***** Material provided *****
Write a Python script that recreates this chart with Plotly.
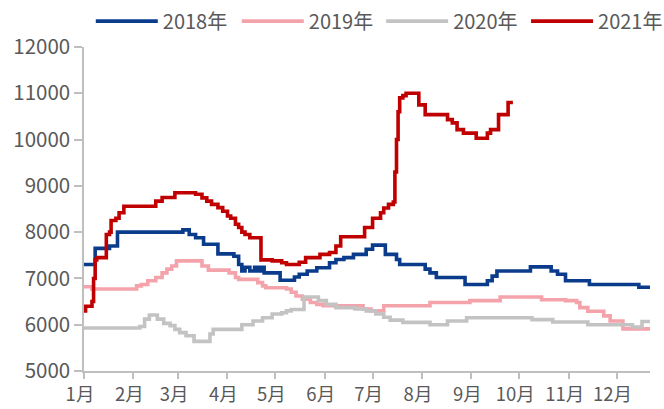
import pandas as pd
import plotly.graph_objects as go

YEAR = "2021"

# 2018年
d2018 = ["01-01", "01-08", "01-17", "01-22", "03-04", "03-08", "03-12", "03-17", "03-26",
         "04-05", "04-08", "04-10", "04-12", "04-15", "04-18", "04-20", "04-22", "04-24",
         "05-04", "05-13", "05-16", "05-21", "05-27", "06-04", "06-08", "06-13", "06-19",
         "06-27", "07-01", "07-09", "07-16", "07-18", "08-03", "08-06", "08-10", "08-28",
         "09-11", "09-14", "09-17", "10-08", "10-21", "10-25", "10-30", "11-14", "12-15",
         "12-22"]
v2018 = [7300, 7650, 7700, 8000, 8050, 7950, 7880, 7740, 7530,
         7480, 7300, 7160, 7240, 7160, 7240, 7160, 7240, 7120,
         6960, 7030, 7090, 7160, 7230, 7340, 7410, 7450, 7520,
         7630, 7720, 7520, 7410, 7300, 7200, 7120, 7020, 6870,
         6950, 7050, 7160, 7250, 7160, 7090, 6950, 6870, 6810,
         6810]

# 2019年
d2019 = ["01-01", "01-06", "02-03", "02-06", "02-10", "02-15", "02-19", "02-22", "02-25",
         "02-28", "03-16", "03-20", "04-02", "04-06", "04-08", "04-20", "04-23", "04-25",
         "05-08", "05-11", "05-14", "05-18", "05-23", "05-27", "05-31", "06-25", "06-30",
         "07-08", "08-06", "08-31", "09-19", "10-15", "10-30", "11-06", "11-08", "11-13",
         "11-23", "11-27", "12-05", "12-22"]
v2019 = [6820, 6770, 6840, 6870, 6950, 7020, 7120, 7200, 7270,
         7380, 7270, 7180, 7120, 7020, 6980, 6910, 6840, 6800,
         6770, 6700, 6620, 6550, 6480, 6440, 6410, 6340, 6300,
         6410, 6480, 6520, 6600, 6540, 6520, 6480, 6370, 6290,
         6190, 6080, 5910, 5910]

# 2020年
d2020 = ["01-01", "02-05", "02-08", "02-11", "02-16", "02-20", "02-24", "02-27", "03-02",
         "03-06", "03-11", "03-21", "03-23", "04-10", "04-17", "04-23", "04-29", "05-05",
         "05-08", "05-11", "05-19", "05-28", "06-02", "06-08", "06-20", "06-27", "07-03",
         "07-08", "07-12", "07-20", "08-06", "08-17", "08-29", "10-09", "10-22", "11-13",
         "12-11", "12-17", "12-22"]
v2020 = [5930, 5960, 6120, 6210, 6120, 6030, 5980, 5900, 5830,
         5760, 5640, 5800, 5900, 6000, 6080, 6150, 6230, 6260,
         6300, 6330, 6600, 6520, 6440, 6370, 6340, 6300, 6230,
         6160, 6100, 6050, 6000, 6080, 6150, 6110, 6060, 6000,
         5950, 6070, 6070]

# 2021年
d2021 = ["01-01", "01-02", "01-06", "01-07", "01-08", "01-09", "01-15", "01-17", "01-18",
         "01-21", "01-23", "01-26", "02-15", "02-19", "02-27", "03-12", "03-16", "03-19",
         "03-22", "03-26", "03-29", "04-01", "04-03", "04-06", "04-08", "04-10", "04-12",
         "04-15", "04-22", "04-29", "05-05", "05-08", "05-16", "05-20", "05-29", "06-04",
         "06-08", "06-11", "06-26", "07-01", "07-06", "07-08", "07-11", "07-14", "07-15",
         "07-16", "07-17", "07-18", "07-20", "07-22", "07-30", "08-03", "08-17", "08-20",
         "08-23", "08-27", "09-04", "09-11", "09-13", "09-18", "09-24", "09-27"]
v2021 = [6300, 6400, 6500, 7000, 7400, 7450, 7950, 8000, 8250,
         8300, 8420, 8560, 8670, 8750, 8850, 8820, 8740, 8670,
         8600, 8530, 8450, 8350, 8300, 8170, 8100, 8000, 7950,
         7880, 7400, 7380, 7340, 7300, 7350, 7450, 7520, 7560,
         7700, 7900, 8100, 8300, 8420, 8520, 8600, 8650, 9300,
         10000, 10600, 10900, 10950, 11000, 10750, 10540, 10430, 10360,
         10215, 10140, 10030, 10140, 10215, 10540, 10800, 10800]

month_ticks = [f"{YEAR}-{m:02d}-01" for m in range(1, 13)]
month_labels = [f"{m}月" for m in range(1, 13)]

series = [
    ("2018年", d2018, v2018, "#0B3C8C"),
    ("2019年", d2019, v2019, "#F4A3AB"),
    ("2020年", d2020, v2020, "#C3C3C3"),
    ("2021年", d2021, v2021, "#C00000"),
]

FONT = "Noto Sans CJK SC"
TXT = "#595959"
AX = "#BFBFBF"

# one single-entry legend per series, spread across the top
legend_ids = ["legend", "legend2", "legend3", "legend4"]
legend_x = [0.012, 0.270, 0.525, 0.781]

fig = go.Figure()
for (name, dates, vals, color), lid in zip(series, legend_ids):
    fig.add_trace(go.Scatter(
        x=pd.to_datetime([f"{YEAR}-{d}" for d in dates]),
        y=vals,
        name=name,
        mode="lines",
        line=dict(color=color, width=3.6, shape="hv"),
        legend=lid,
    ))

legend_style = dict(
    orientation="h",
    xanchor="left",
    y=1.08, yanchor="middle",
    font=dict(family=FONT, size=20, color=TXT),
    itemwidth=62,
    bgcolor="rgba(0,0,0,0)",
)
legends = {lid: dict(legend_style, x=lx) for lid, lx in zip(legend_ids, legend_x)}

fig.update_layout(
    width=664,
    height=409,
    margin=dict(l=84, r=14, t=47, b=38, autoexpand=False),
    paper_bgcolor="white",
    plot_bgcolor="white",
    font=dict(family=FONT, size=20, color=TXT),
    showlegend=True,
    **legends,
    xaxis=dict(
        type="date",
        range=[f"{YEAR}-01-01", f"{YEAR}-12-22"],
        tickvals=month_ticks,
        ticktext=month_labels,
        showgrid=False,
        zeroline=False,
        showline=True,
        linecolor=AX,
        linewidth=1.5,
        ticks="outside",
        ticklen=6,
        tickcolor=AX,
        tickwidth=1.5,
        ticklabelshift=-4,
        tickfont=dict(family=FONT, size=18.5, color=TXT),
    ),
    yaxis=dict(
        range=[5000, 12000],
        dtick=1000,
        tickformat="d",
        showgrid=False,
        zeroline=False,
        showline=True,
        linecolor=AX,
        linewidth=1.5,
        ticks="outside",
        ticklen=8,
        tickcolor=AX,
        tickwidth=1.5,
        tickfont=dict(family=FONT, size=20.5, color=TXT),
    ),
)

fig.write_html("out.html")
*****
***** Material provided *****
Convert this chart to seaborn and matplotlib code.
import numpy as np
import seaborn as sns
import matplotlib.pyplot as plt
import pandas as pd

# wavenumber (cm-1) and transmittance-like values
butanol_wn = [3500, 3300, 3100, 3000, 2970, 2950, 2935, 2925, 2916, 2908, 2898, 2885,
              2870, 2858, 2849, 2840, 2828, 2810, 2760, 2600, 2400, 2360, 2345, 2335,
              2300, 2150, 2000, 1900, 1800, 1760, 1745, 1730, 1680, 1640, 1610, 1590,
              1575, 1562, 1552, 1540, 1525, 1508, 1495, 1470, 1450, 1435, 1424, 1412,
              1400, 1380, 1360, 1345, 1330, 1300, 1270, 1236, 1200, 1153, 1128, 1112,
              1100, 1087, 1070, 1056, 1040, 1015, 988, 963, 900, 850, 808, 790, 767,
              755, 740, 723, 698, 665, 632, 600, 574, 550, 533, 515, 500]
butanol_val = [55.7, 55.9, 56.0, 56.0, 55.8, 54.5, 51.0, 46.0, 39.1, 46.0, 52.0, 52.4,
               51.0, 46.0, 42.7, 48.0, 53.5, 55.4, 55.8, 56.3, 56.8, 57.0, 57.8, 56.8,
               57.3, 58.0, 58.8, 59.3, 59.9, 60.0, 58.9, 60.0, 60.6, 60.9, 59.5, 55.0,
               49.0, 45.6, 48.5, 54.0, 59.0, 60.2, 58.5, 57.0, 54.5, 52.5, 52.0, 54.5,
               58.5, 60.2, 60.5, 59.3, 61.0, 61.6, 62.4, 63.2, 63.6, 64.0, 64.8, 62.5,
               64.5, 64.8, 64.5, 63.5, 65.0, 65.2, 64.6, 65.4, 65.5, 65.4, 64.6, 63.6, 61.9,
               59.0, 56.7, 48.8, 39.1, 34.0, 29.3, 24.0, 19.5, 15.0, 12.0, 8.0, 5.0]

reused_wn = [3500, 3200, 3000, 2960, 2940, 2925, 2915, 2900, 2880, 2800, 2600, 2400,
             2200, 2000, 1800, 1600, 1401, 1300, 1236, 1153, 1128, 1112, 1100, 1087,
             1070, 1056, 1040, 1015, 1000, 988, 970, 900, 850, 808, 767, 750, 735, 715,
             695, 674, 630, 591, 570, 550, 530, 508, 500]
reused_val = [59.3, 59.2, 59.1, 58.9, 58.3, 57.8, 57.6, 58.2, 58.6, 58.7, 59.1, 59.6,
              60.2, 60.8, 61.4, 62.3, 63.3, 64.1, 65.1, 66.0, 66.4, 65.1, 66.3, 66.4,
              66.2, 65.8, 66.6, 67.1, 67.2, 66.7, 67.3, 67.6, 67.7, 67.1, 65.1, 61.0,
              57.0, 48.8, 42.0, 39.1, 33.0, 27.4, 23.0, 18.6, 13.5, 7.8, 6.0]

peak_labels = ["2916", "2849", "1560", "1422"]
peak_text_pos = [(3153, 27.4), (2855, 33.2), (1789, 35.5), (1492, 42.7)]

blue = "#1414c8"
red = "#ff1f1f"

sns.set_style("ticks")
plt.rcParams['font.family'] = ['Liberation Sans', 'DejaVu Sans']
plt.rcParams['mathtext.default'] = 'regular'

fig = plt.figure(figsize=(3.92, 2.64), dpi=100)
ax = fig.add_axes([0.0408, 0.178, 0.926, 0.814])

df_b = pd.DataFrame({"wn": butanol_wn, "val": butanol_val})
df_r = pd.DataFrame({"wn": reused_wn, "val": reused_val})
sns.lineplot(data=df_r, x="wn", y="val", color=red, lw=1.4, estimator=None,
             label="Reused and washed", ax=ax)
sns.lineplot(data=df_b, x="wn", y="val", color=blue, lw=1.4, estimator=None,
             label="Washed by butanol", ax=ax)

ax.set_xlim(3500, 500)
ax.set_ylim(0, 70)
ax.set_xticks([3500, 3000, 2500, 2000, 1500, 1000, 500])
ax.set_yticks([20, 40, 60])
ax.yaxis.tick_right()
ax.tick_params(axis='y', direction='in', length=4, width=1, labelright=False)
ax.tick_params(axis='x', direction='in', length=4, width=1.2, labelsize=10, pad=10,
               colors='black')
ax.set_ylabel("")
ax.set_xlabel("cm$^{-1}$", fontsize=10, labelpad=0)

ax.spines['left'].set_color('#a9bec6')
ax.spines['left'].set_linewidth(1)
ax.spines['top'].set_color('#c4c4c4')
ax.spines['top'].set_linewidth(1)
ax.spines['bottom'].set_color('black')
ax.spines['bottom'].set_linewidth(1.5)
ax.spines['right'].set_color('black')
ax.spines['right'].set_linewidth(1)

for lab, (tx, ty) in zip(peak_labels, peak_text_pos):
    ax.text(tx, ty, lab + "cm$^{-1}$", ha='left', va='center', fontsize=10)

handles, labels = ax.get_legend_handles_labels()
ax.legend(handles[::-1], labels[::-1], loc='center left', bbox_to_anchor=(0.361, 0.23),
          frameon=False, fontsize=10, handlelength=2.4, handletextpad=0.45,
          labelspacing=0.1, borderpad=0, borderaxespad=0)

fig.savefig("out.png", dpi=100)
*****
***** Material provided *****
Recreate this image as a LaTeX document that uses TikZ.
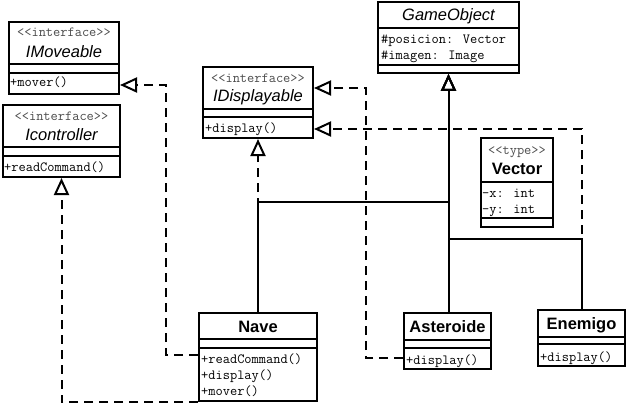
*****
**Directions for this task:** Reproduce the data above exactly, but only from the line containing "Write a Python" through the line containing "6190, 6080, 5910, 5910]"; skip the pictures.

**Answer to this task:**
Write a Python script that recreates this chart with Plotly.
import pandas as pd
import plotly.graph_objects as go

YEAR = "2021"

# 2018年
d2018 = ["01-01", "01-08", "01-17", "01-22", "03-04", "03-08", "03-12", "03-17", "03-26",
         "04-05", "04-08", "04-10", "04-12", "04-15", "04-18", "04-20", "04-22", "04-24",
         "05-04", "05-13", "05-16", "05-21", "05-27", "06-04", "06-08", "06-13", "06-19",
         "06-27", "07-01", "07-09", "07-16", "07-18", "08-03", "08-06", "08-10", "08-28",
         "09-11", "09-14", "09-17", "10-08", "10-21", "10-25", "10-30", "11-14", "12-15",
         "12-22"]
v2018 = [7300, 7650, 7700, 8000, 8050, 7950, 7880, 7740, 7530,
         7480, 7300, 7160, 7240, 7160, 7240, 7160, 7240, 7120,
         6960, 7030, 7090, 7160, 7230, 7340, 7410, 7450, 7520,
         7630, 7720, 7520, 7410, 7300, 7200, 7120, 7020, 6870,
         6950, 7050, 7160, 7250, 7160, 7090, 6950, 6870, 6810,
         6810]

# 2019年
d2019 = ["01-01", "01-06", "02-03", "02-06", "02-10", "02-15", "02-19", "02-22", "02-25",
         "02-28", "03-16", "03-20", "04-02", "04-06", "04-08", "04-20", "04-23", "04-25",
         "05-08", "05-11", "05-14", "05-18", "05-23", "05-27", "05-31", "06-25", "06-30",
         "07-08", "08-06", "08-31", "09-19", "10-15", "10-30", "11-06", "11-08", "11-13",
         "11-23", "11-27", "12-05", "12-22"]
v2019 = [6820, 6770, 6840, 6870, 6950, 7020, 7120, 7200, 7270,
         7380, 7270, 7180, 7120, 7020, 6980, 6910, 6840, 6800,
         6770, 6700, 6620, 6550, 6480, 6440, 6410, 6340, 6300,
         6410, 6480, 6520, 6600, 6540, 6520, 6480, 6370, 6290,
         6190, 6080, 5910, 5910]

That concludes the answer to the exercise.